* [Task statement]: Quote every line as written. Omit pictures.

* Begin *

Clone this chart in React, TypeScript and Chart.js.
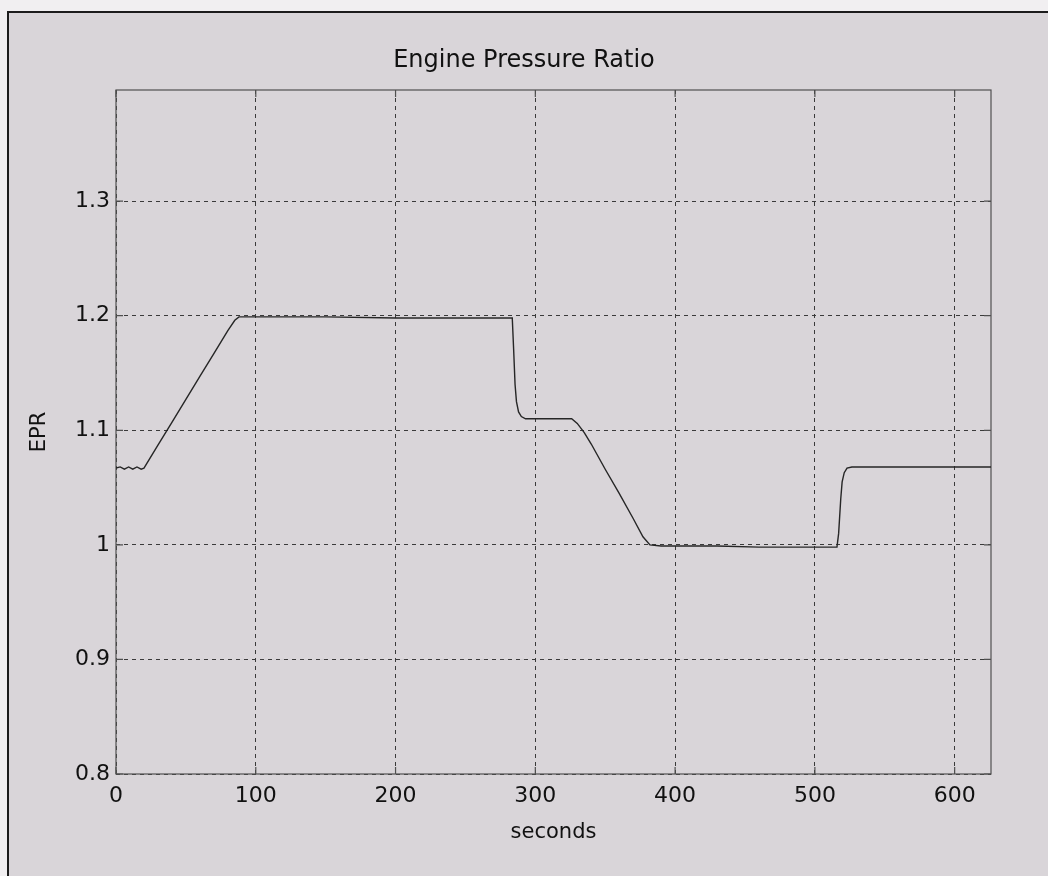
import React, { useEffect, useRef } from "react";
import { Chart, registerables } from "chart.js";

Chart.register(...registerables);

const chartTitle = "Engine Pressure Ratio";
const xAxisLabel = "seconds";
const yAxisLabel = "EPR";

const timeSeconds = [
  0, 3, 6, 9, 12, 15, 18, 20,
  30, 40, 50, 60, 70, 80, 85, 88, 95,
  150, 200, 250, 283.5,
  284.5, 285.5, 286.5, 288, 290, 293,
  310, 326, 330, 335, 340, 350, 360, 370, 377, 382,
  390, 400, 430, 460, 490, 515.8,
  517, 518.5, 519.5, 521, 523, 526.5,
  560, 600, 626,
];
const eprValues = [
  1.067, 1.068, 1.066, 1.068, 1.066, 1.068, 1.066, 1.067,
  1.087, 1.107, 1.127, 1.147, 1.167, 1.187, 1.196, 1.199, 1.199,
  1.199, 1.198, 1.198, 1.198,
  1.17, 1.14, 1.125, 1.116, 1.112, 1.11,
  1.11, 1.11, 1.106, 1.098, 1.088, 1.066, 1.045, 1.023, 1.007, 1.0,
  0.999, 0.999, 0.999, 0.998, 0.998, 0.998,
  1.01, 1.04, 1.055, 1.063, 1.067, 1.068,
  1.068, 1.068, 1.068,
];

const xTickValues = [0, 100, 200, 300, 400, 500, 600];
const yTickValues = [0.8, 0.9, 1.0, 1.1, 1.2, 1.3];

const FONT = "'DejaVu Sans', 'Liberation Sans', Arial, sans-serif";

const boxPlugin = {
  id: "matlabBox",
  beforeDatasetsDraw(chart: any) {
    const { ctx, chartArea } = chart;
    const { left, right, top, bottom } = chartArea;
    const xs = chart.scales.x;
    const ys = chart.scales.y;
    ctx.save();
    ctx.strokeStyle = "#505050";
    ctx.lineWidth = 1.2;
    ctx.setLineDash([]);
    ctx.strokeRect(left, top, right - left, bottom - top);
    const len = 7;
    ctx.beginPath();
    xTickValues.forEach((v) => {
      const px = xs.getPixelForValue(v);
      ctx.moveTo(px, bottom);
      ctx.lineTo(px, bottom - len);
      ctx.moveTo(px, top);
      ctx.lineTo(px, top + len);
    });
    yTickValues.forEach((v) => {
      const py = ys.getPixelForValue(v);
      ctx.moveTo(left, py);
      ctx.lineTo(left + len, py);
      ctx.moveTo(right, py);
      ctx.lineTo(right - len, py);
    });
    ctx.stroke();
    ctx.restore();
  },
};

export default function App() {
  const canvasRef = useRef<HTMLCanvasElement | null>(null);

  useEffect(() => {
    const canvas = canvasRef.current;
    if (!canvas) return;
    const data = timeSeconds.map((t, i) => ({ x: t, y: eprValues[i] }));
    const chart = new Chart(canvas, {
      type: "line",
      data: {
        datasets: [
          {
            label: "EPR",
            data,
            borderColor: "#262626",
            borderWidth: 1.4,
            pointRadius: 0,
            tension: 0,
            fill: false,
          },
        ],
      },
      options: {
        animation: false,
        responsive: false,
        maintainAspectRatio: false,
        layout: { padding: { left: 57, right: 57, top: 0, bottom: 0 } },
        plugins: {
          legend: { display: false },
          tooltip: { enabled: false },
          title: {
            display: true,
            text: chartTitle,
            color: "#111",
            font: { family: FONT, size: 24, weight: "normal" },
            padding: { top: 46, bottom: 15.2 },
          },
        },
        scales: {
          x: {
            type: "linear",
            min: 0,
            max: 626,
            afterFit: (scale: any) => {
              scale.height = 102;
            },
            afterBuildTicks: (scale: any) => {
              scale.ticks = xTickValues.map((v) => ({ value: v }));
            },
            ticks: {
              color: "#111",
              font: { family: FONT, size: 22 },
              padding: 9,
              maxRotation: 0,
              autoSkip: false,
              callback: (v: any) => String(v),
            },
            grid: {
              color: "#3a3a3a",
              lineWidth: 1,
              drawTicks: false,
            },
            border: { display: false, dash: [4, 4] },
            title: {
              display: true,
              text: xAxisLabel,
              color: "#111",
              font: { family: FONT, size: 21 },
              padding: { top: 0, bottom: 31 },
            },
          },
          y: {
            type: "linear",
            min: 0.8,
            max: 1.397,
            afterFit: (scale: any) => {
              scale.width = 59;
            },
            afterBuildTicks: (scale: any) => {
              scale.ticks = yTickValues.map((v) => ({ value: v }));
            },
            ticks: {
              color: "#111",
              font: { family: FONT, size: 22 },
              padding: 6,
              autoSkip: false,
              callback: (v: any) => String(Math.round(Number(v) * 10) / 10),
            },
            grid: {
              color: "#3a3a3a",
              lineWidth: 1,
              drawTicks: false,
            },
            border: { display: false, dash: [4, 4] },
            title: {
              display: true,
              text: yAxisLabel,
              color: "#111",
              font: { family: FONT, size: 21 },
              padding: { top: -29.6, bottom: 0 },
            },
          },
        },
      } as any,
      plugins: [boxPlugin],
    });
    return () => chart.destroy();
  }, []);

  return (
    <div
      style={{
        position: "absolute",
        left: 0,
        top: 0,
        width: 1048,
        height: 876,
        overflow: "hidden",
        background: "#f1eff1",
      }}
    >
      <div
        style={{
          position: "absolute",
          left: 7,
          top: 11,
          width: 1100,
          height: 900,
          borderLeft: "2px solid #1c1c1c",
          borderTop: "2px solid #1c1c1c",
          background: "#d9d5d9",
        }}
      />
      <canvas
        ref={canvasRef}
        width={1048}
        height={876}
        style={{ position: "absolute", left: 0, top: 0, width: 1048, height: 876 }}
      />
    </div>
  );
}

* End *

* [Final result]:
Clone this chart in React, TypeScript and Chart.js.
import React, { useEffect, useRef } from "react";
import { Chart, registerables } from "chart.js";

Chart.register(...registerables);

const chartTitle = "Engine Pressure Ratio";
const xAxisLabel = "seconds";
const yAxisLabel = "EPR";

const timeSeconds = [
  0, 3, 6, 9, 12, 15, 18, 20,
  30, 40, 50, 60, 70, 80, 85, 88, 95,
  150, 200, 250, 283.5,
  284.5, 285.5, 286.5, 288, 290, 293,
  310, 326, 330, 335, 340, 350, 360, 370, 377, 382,
  390, 400, 430, 460, 490, 515.8,
  517, 518.5, 519.5, 521, 523, 526.5,
  560, 600, 626,
];
const eprValues = [
  1.067, 1.068, 1.066, 1.068, 1.066, 1.068, 1.066, 1.067,
  1.087, 1.107, 1.127, 1.147, 1.167, 1.187, 1.196, 1.199, 1.199,
  1.199, 1.198, 1.198, 1.198,
  1.17, 1.14, 1.125, 1.116, 1.112, 1.11,
  1.11, 1.11, 1.106, 1.098, 1.088, 1.066, 1.045, 1.023, 1.007, 1.0,
  0.999, 0.999, 0.999, 0.998, 0.998, 0.998,
  1.01, 1.04, 1.055, 1.063, 1.067, 1.068,
  1.068, 1.068, 1.068,
];

const xTickValues = [0, 100, 200, 300, 400, 500, 600];
const yTickValues = [0.8, 0.9, 1.0, 1.1, 1.2, 1.3];

const FONT = "'DejaVu Sans', 'Liberation Sans', Arial, sans-serif";

const boxPlugin = {
  id: "matlabBox",
  beforeDatasetsDraw(chart: any) {
    const { ctx, chartArea } = chart;
    const { left, right, top, bottom } = chartArea;
    const xs = chart.scales.x;
    const ys = chart.scales.y;
    ctx.save();
    ctx.strokeStyle = "#505050";
    ctx.lineWidth = 1.2;
    ctx.setLineDash([]);
    ctx.strokeRect(left, top, right - left, bottom - top);
    const len = 7;
    ctx.beginPath();
    xTickValues.forEach((v) => {
      const px = xs.getPixelForValue(v);
      ctx.moveTo(px, bottom);
      ctx.lineTo(px, bottom - len);
      ctx.moveTo(px, top);
      ctx.lineTo(px, top + len);
    });
    yTickValues.forEach((v) => {
      const py = ys.getPixelForValue(v);
      ctx.moveTo(left, py);
      ctx.lineTo(left + len, py);
      ctx.moveTo(right, py);
      ctx.lineTo(right - len, py);
    });
    ctx.stroke();
    ctx.restore();
  },
};

export default function App() {
  const canvasRef = useRef<HTMLCanvasElement | null>(null);

  useEffect(() => {
    const canvas = canvasRef.current;
    if (!canvas) return;
    const data = timeSeconds.map((t, i) => ({ x: t, y: eprValues[i] }));
    const chart = new Chart(canvas, {
      type: "line",
      data: {
        datasets: [
          {
            label: "EPR",
            data,
            borderColor: "#262626",
            borderWidth: 1.4,
            pointRadius: 0,
            tension: 0,
            fill: false,
          },
        ],
      },
      options: {
        animation: false,
        responsive: false,
        maintainAspectRatio: false,
        layout: { padding: { left: 57, right: 57, top: 0, bottom: 0 } },
        plugins: {
          legend: { display: false },
          tooltip: { enabled: false },
          title: {
            display: true,
            text: chartTitle,
            color: "#111",
            font: { family: FONT, size: 24, weight: "normal" },
            padding: { top: 46, bottom: 15.2 },
          },
        },
        scales: {
          x: {
            type: "linear",
            min: 0,
            max: 626,
            afterFit: (scale: any) => {
              scale.height = 102;
            },
            afterBuildTicks: (scale: any) => {
              scale.ticks = xTickValues.map((v) => ({ value: v }));
            },
            ticks: {
              color: "#111",
              font: { family: FONT, size: 22 },
              padding: 9,
              maxRotation: 0,
              autoSkip: false,
              callback: (v: any) => String(v),
            },
            grid: {
              color: "#3a3a3a",
              lineWidth: 1,
              drawTicks: false,
            },
            border: { display: false, dash: [4, 4] },
            title: {
              display: true,
              text: xAxisLabel,
              color: "#111",
              font: { family: FONT, size: 21 },
              padding: { top: 0, bottom: 31 },
            },
          },
          y: {
            type: "linear",
            min: 0.8,
            max: 1.397,
            afterFit: (scale: any) => {
              scale.width = 59;
            },
            afterBuildTicks: (scale: any) => {
              scale.ticks = yTickValues.map((v) => ({ value: v }));
            },
            ticks: {
              color: "#111",
              font: { family: FONT, size: 22 },
              padding: 6,
              autoSkip: false,
              callback: (v: any) => String(Math.round(Number(v) * 10) / 10),
            },
            grid: {
              color: "#3a3a3a",
              lineWidth: 1,
              drawTicks: false,
            },
            border: { display: false, dash: [4, 4] },
            title: {
              display: true,
              text: yAxisLabel,
              color: "#111",
              font: { family: FONT, size: 21 },
              padding: { top: -29.6, bottom: 0 },
            },
          },
        },
      } as any,
      plugins: [boxPlugin],
    });
    return () => chart.destroy();
  }, []);

  return (
    <div
      style={{
        position: "absolute",
        left: 0,
        top: 0,
        width: 1048,
        height: 876,
        overflow: "hidden",
        background: "#f1eff1",
      }}
    >
      <div
        style={{
          position: "absolute",
          left: 7,
          top: 11,
          width: 1100,
          height: 900,
          borderLeft: "2px solid #1c1c1c",
          borderTop: "2px solid #1c1c1c",
          background: "#d9d5d9",
        }}
      />
      <canvas
        ref={canvasRef}
        width={1048}
        height={876}
        style={{ position: "absolute", left: 0, top: 0, width: 1048, height: 876 }}
      />
    </div>
  );
}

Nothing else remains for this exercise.